Dutch Minority Government Plans $25 Billion Spending Cuts, Ban on Burqas
Liberals and Christian Democrats in the Netherlands vowed to cut spending by 18 billion euros ($25 billion) by 2015 and ban full-face Islamic veils in their program for the first minority government since World War II.
“We’re going to reorganize the government finances,” Mark Rutte, 43, the Liberal Party leader who will become prime minister in the government backed by Geert Wilders’s anti-Islam Freedom Party, told reporters in The Hague today. “We want to give back the Netherlands to the hard-working citizen.”
Austerity measures are the key topic on the government’s agenda. The Netherlands, the fifth-largest economy in the euro region, must narrow its budget deficit to 3 percent of gross domestic product by 2013 from almost 6 percent this year to meet European Union rules. The latest plans will cut the shortfall to 0.7 percent by 2015, according to the government planning agency, known as the CPB.
The coalition plans to lower spending on development aid by 1 billion euros a year and aims to cut its contribution to the EU by the same amount. The defense budget will be cut by 600 million euros, civil servants’ salaries will be frozen and several ministries will be merged.
Rutte’s government, which will have as its slogan “Freedom and Responsibility,” also intends to build more highways, increase the speed limit on them and hire 2,500 new police officers. To satisfy the Freedom Party, it will ban the wearing of full-face veils in public.
Lawmakers from the Christian Democrats will await the outcome of a special party convention Oct. 2 before they take a final decision to approve the coalition. Rutte’s and Wilders’s parties agreed to the program yesterday.
It’s taken three attempts to form the coalition following the inconclusive June 9 election. A previous round of talks between the three parties collapsed Sept. 3 after senior Christian Democrats opposed cooperation with the Freedom Party.

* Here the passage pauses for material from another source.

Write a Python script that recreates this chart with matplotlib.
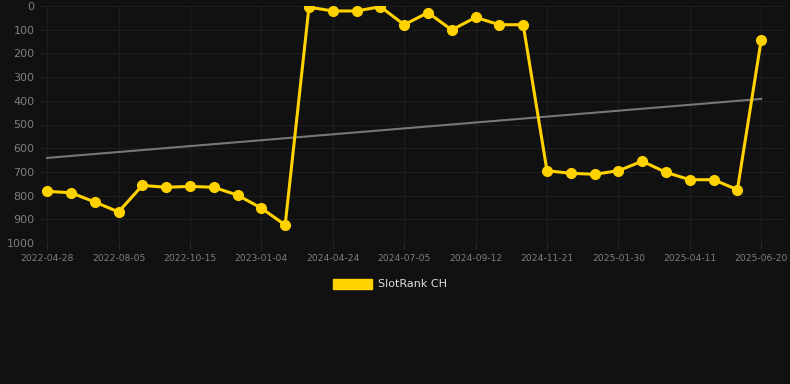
import numpy as np
import matplotlib
matplotlib.use("Agg")
import matplotlib.pyplot as plt

# SlotRank CH, one point per step, every 3rd step labelled
ranks = [782, 788, 827, 869, 757, 765, 761, 765, 798, 853, 924,
         5, 21, 21, 3, 79, 28, 101, 48, 79, 79,
         695, 706, 710, 695, 655, 702, 733, 733, 775, 143]
tick_labels = ["2022-04-28", "2022-08-05", "2022-10-15", "2023-01-04",
               "2024-04-24", "2024-07-05", "2024-09-12", "2024-11-21",
               "2025-01-30", "2025-04-11", "2025-06-20"]
trend_ends = [641, 392]

bg = "#111111"
gold = "#FFD200"

fig = plt.figure(figsize=(7.9, 3.84), dpi=100, facecolor=bg)
ax = fig.add_axes([40 / 790, 1 - 243 / 384, 745 / 790, 237 / 384])
ax.set_facecolor(bg)

x = np.arange(len(ranks))
ax.plot([x[0], x[-1]], trend_ends, color="#777777", lw=1.5, zorder=2)
ax.plot(x, ranks, color=gold, lw=2.2, marker="o", ms=7, zorder=3,
        label="SlotRank CH")

ax.set_xlim(-0.3, 31.0)
ax.set_ylim(1000, 0)
ax.set_yticks(range(0, 1001, 100))
ax.set_xticks(x[::3])
ax.set_xticklabels(tick_labels)

ax.grid(True, color="#1e1e1e", lw=0.8, zorder=0)
for s in ax.spines.values():
    s.set_visible(False)
ax.tick_params(axis="y", length=0, colors="#7f7f7f", labelsize=8, pad=4)
ax.tick_params(axis="x", length=4, color="#2a2a2a", colors="#7f7f7f",
               labelsize=6.6, pad=4)

leg = fig.legend(handles=[plt.Rectangle((0, 0), 1, 1, color=gold)],
                 labels=["SlotRank CH"], loc="center",
                 bbox_to_anchor=(390 / 790, 1 - 284 / 384), frameon=False,
                 fontsize=8, handlelength=3.5, handleheight=1.0,
                 handletextpad=0.6)
for t in leg.get_texts():
    t.set_color("#dddddd")

fig.savefig("out.png", dpi=100, facecolor=bg)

The government will have 52 seats in the lower house of parliament and rely on the 24 Freedom Party lawmakers to give it the smallest possible majority in the 150-seat chamber.
The yield premium investors demand to hold Dutch 10-year bonds instead of benchmark German bunds has narrowed to 23.1 basis points from 29.6 basis points on election day.
Wilders’s party more than doubled its representation in parliament in the election, while the Christian Democrats, who were led into the vote by Balkenende, lost half of their support. Rutte’s party is the largest in the new parliament.
The Freedom Party is in favor of a ban on new mosques, less development aid and a reduction of European Union influence in the Netherlands. Wilders, 47, receives police protection around the clock and faces trial next week on charges of inciting hatred in his 2008 film “Fitna,” in which he calls on Muslims to rip out “hate-preaching” verses from the Koran.
“From now on, the Netherlands will become safe,” Wilders told reporters in The Hague today. “We will reduce the number of immigrants and people seeking asylum,” Wilders said, adding there will also be a ban on the burqa.
Although the Freedom Party leader won’t be a part of the government, Wilders’s involvement may hurt Dutch diplomatic and business interests abroad. “Fitna” sparked protests in majority-Muslim countries including Indonesia and Pakistan and led to calls to boycott Dutch products in Malaysia and Iran.
The agreement in the Netherlands mirrors the way Denmark has been governed since 2001. A minority coalition of Liberals and Conservatives in Denmark relies on the support of the anti- immigrant Danish People’s Party to get legislation through parliament.
The time it’s taken to form a government in The Hague contrasts with the U.K., where it took Conservative leader David Cameron and the Liberal Democrats’ Nick Clegg just five days after May 6 elections to agree on a program for the country’s first coalition since World War II.
While the Dutch Liberals and Christian Democrats will count on the Freedom Party for their majority in the lower house of parliament, Wilders’s party has no seats in the upper house, an institution it is seeking to abolish, according to its program.
The Liberals and Christian Democrats currently have 35 of the 75 seats in the upper chamber, falling short of the majority needed to approve legislation.
The Freedom Party will thus have to run in March provincial elections to ensure it gains representation in provincial councils, which will elect members of the upper house in May.